Algo similar sucedió tiempo después, en el episodio que concluyó con el alejamiento de Martín Redrado del Banco Central. Los medios hegemónicos se referían a aquel episodio como un conflicto de poderes, cuando, en verdad, jamás podría equipararse la legitimidad de la presidenta de una Nación con la del presidente de un banco, salvo que, para determinados intereses, los bancos sean igual o más importantes que las naciones.

En el mismo sentido, cuando debatimos en la Cámara de Diputados la declaración de repudio a la denuncia penal de Clarín contra algunos periodistas y funcionarios, un legislador de la oposición habló de una disputa entre el Grupo Clarín y el 'Grupo Casa Rosada', nombrando a este último, en forma peyorativa. Lo paradójico es, además, que por un lado se trate despectivamente al gobierno como si fuera un grupo más, y al mismo tiempo se alerte sobre el supuesto riesgo de caer bajo las garras de una suerte de poder totalitario. En el último debate parlamentario, sobre la Ley de Trata, alguien habló reiteradamente de 'Estado proxeneta'. En fin… ¿cómo se puede hablar con tanta liviandad de la autoridad investida de la máxima legitimidad, que es la representación popular? ¿cómo se puede viajar semánticamente con tanta laxitud entre la banalización y la sacralización extrema de las palabras, negando todo posible punto de equilibrio? 

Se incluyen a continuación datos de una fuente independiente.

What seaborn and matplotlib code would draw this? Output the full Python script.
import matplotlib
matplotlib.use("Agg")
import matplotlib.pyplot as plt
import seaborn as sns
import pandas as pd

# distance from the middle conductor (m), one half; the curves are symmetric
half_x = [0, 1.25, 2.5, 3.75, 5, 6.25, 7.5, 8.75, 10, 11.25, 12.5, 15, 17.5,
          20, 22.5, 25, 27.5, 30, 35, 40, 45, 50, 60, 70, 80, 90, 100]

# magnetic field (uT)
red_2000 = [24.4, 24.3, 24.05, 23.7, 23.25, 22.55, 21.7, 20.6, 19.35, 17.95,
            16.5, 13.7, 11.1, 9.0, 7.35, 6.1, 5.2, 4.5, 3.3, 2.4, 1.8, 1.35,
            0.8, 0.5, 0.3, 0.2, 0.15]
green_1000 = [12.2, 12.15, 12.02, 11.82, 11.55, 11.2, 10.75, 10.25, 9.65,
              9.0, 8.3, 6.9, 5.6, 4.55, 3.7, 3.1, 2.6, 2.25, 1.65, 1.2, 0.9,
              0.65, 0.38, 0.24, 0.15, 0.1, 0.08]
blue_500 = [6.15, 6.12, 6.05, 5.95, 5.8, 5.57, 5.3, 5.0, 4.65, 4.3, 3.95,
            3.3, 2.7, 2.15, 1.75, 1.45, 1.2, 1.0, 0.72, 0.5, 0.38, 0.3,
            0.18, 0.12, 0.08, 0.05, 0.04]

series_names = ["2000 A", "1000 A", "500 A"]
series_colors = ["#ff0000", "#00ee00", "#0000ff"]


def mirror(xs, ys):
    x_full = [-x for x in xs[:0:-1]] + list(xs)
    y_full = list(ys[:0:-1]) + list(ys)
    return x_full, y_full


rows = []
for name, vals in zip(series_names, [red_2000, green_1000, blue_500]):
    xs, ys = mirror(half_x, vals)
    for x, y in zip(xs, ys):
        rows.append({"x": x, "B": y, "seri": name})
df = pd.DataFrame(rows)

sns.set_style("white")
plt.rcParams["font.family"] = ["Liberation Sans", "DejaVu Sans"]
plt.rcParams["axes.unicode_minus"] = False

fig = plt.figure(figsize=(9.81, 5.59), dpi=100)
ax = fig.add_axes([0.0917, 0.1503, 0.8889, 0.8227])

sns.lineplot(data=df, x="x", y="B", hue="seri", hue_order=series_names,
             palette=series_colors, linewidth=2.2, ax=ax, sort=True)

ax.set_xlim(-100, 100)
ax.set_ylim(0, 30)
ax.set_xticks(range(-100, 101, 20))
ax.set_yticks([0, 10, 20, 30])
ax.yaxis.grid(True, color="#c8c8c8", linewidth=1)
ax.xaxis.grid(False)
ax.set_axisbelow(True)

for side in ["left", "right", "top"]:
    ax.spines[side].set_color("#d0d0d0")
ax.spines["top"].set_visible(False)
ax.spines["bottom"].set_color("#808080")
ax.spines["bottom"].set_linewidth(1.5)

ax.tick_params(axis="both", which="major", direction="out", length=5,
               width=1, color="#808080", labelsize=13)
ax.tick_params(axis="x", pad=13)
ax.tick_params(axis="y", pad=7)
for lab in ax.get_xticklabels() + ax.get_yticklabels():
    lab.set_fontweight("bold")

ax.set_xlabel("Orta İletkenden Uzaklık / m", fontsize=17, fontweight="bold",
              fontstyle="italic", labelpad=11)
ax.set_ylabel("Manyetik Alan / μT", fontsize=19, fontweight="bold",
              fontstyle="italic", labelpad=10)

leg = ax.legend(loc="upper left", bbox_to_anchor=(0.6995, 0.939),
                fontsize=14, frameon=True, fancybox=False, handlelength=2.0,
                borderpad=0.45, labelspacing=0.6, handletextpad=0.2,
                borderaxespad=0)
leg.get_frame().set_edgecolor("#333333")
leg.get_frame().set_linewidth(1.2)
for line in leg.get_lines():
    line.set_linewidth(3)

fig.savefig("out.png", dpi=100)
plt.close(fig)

En definitiva, el litigio de intereses que implica un cambio de época en la política argentina y latinoamericana, también debe atender a las cuestiones del lenguaje. En estas líneas, he tocado dos aspectos. El de poner en palabra lo que el Poder siempre quiso mantener oculto. Y el darle a las palabras alguna aspiración de racionalidad, que nos aleje del paroxismo a que pretenden llevarnos, infructuosamente, algunos intereses.